Proche de la nature, Alexandra Serrano constitue, depuis le début du confinement, un herbier délicat. En mêlant procédés anciens, coupures de journaux et végétation, elle insuffle un souffle poétique à notre quotidien.
« La photographie est arrivée dans ma vie par un heureux hasard »,
confie Alexandra Serrano. C’est durant sa licence en communication, à Londres, que l’artiste française tombe amoureuse de la chambre noire. « Son silence, son obscurité, son odeur, et toutes ces images qui apparaissent et disparaissent sous la lumière rouge m’ont immédiatement fascinée… » poursuit-elle. Privilégiant une approche plasticienne, l’auteure mélange 8e art, land art, et même performance physique pour créer des œuvres uniques aux dimensions multiples. La prise de vue, souvent, devient la dernière étape de sa création, et fige les scènes qu’elle construit.
Fascinée par la nature – elle a grandi à la lisière de la forêt de Fontainebleau – Alexandra Serrano la place au cœur de ses réalisations. « J’ai par exemple travaillé sur ma relation à la forêt, la ruralité, et la relation entre hommes et animaux », précise-t-elle. Son herbier, construit durant le confinement, s’inscrit dans cette même volonté. « Il s’agit d’un objet qui me fascine depuis un certain temps, de sa forme la plus traditionnelle avec les spécimens de plantes, aux empreintes solaires d’Anna Atkins, en passant par l’Herbarium de Joan Fontcuberta, ajoute la photographe. Cueillir, c’est scruter le paysage avec attention, c’est une pratique qui rend plus sensible au vivant. »
Une certaine sérénité
Plantes et fleurs séchées, coupures de journaux anxiogènes… L’Herbier d’Alexandra Serrano fait écho à notre situation. Harmonisées par la technique du cyanotype – un procédé ancien qui fonctionne par contact direct et permet la réalisation d’empreintes sur papier photosensible – les images évoquent calme et poésie. « Cette technique me permet d’expérimenter de manière concrète et plastique le paysage, c’est aussi un moyen de l’impliquer directement dans le processus de création, puisque la réalisation des cyanotypes dépend de ce que j’y prélève, de la lumière ambiante et de son exposition au soleil », explique l’artiste.
Chaque image incite le regardeur à repenser son rapport à la matière.
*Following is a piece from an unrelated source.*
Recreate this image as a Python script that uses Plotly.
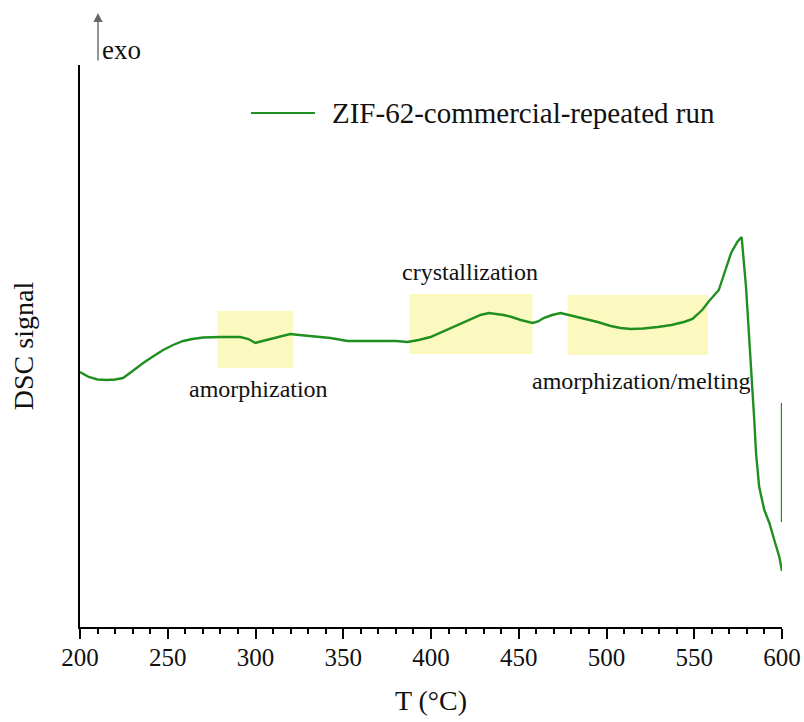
import plotly.graph_objects as go

# DSC trace, heating run of ZIF-62 (signal in arbitrary units, exo up)
series_name = "ZIF-62-commercial-repeated run"
temperature = [
    200, 205, 210, 215.4, 220, 224.5, 230, 236, 242, 247.4, 253, 258.8, 264, 270.2,
    280, 291.3, 296, 299.9, 304, 308.4, 314, 319.8, 325, 331.2, 342.7, 352.4, 362,
    371.2, 380, 386.6, 393, 399.7, 407, 415.1, 422, 428.2, 433, 441.4, 446, 451.1,
    457.9, 461, 464.2, 469, 473.9, 480, 487, 495, 502.4, 508, 513.8, 521, 529.2, 537,
    544.1, 549, 552.1, 555, 558, 561, 564, 567, 571, 574.7, 577, 579.5,
    581.9, 583.3, 584.2, 585.2, 587, 589.9, 592.8, 595.6, 598.5, 600,
    None, 600, 600,
]
signal = [
    2.55, 2.50, 2.475, 2.47, 2.475, 2.49, 2.56, 2.64, 2.71, 2.77, 2.82, 2.86, 2.88, 2.895,
    2.90, 2.90, 2.88, 2.84, 2.86, 2.88, 2.91, 2.93, 2.92, 2.91, 2.89, 2.86, 2.86,
    2.865, 2.86, 2.85, 2.87, 2.90, 2.955, 3.02, 3.075, 3.12, 3.14, 3.12, 3.10, 3.07,
    3.04, 3.055, 3.09, 3.12, 3.14, 3.115, 3.09, 3.05, 3.01, 2.99, 2.98, 2.985, 3.00, 3.02,
    3.05, 3.08, 3.13, 3.18, 3.25, 3.31, 3.37, 3.53, 3.74, 3.855, 3.90, 3.40,
    2.74, 2.40, 2.07, 1.74, 1.40, 1.17, 1.04, 0.87, 0.70, 0.56,
    None, 2.24, 1.05,
]

# Highlighted temperature windows and their captions
region_start = [278.2, 387.7, 477.9]
region_end = [321.5, 457.9, 557.8]
region_low = [2.59, 2.73, 2.72]
region_high = [3.16, 3.33, 3.32]
region_labels = ["amorphization", "crystallization", "amorphization/melting"]
label_temp = [301.6, 422.0, 520.0]
label_signal = [2.38, 3.55, 2.46]

x_ticks = [200, 250, 300, 350, 400, 450, 500, 550, 600]

FONT = "Liberation Serif"
LINE_GREEN = "#1f8f1f"

L, R, T, B = 80, 22, 65, 95
W, H = 804, 722
plot_w = W - L - R
plot_h = H - T - B


def px_x(px):
    return (px - L) / plot_w


def px_y(py):
    return 1 - (py - T) / plot_h


fig = go.Figure()
fig.add_trace(go.Scatter(
    x=temperature, y=signal, mode="lines", name=series_name,
    line=dict(color=LINE_GREEN, width=2.4), connectgaps=False, showlegend=False,
))

for x0, x1, y0, y1 in zip(region_start, region_end, region_low, region_high):
    fig.add_shape(type="rect", xref="x", yref="y", x0=x0, x1=x1, y0=y0, y1=y1,
                  fillcolor="#fcf9c0", line=dict(width=0), layer="below")

for text, tx, ty in zip(region_labels, label_temp, label_signal):
    fig.add_annotation(x=tx, y=ty, xref="x", yref="y", text=text, showarrow=False,
                       font=dict(family=FONT, size=24, color="#111"))

# legend entry drawn in paper space
fig.add_shape(type="line", xref="paper", yref="paper",
              x0=px_x(251), x1=px_x(315), y0=px_y(113), y1=px_y(113),
              line=dict(color=LINE_GREEN, width=2))
fig.add_annotation(xref="paper", yref="paper", x=px_x(330), y=px_y(113),
                   xanchor="left", yanchor="middle", text=series_name, showarrow=False,
                   font=dict(family=FONT, size=29, color="#111"))

# exothermic direction marker
fig.add_annotation(xref="paper", yref="paper", x=px_x(98), y=px_y(13),
                   ax=0, ay=49, axref="pixel", ayref="pixel", text="", showarrow=True,
                   arrowhead=2, arrowsize=1.3, arrowwidth=1.4, arrowcolor="#666")
fig.add_annotation(xref="paper", yref="paper", x=px_x(100), y=px_y(50),
                   xanchor="left", yanchor="middle", text="exo", showarrow=False,
                   font=dict(family=FONT, size=27, color="#111"))

fig.update_layout(
    width=W, height=H,
    margin=dict(l=L, r=R, t=T, b=B),
    paper_bgcolor="white", plot_bgcolor="white",
    font=dict(family=FONT, color="#111"),
    xaxis=dict(
        range=[200, 600], tickvals=x_ticks, ticktext=[str(v) for v in x_ticks],
        automargin=False,
        showgrid=False, zeroline=False, showline=True, linecolor="black", linewidth=2,
        ticks="outside", ticklen=10, tickwidth=2, tickcolor="black",
        minor=dict(dtick=10, ticks="outside", ticklen=5, tickwidth=1.5, tickcolor="black"),
        tickfont=dict(family=FONT, size=25, color="#111"),
        ticklabelstandoff=-3,
        title=dict(text="T (°C)", font=dict(family=FONT, size=28, color="#111"), standoff=20),
    ),
    yaxis=dict(
        range=[0, 5.62], automargin=False,
        showgrid=False, zeroline=False, showline=True,
        linecolor="black", linewidth=2, showticklabels=False, ticks="",
        title=dict(text="DSC signal", font=dict(family=FONT, size=28, color="#111"), standoff=36),
    ),
)

fig.write_html("out.html")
Face aux créations, la peur, l’angoisse se fond dans le papier bleuté, et s’efface au profit d’une certaine sérénité. Les créations d’Alexandra Serrano sont aussi fragiles que précieuses, et se forment lentement, au contact du soleil. « Travailler avec ce procédé ancien, c’est finalement renouer avec la matérialité de l’image, ce rapport au temps, au hasard, à l’incertitude. Le temps d’exposition rappelle celui du confinement, cette attente pesante que l’on vit chaque jour depuis le 17 mars », confie-t-elle. Délicats, ces collages entre actualité et nature, réalité et poésie nous invitent à repenser notre quotidien, à nous distancer des tracas pour mieux apprécier ces moments de grâce. « Une manière de rendre immatériels des éléments matériels », conclut l’auteure.